In this case, ‘nature’ – in the form of the island of Samoa – was a far darker place than Mead and her acolytes had led us to believe. The island – contra Mead – was not a miraculously unheard-of utopia, but home to the usual range of human depravities such as rape, underage marriage and the murder of neighbouring tribespeople. Thus we end up where we’ve always been, or as West puts it: back on the hunt for the lost city of Egalitaria.

In fact, a large amount of what troubles West about the left could be expressed in their neglect of the practical and the real for the utopian and the tenuously theoretical. That is, in their acting counter to the sentiments expressed by Oakeshott, and quoted by West, in the following refrain

The Left are misguided as they neglect to prefer the familiar to the unknown, to prefer the tried to the untried, fact to mystery, the actual to the possible, the limited to the unbound, the near to the distant, the sufficient to the superabundant, the convenient to the perfect, present laughter to utopian bliss.  

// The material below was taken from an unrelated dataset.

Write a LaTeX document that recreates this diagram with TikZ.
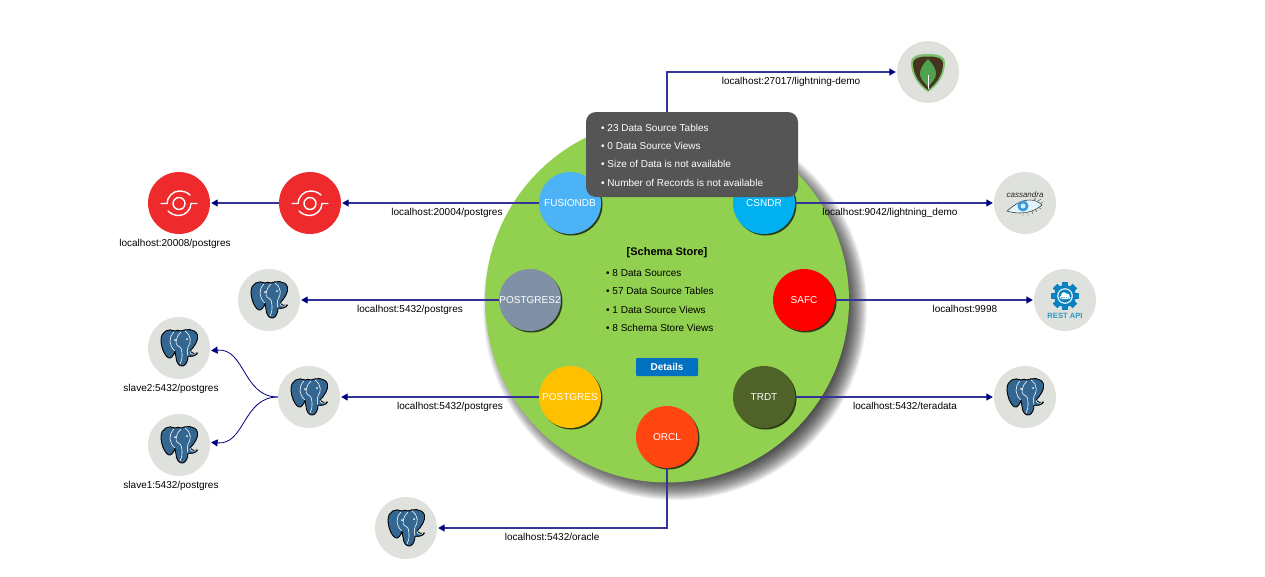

Which is also essentially a direct representation of West’s own beliefs and what he is seeking to reinforce in this work. Which, all in all, is a book with much to recommend and little to critique. Although if one were pressed, it’s (self-consciously) Anglo-centric focus may not be endearing to a broader conservative audience: the North Americans have their own history and more muscular strain of conservatism, whilst we in the Antipodes may be too far removed – geographically, and increasingly culturally – to appreciate the book’s many asides and references.

This an entertaining, wise and much needed book. Yet given our current travails, it’s unfortunately a book that is unlikely to get the broader readership that it deserves. This may be a personal disappointment to West, yet it will not be a surprise: as on his own analysis, social conservativism in Western societies is largely doomed. This is, however, a paradoxical vindication of his ideas and a further recommendation and testament to his work.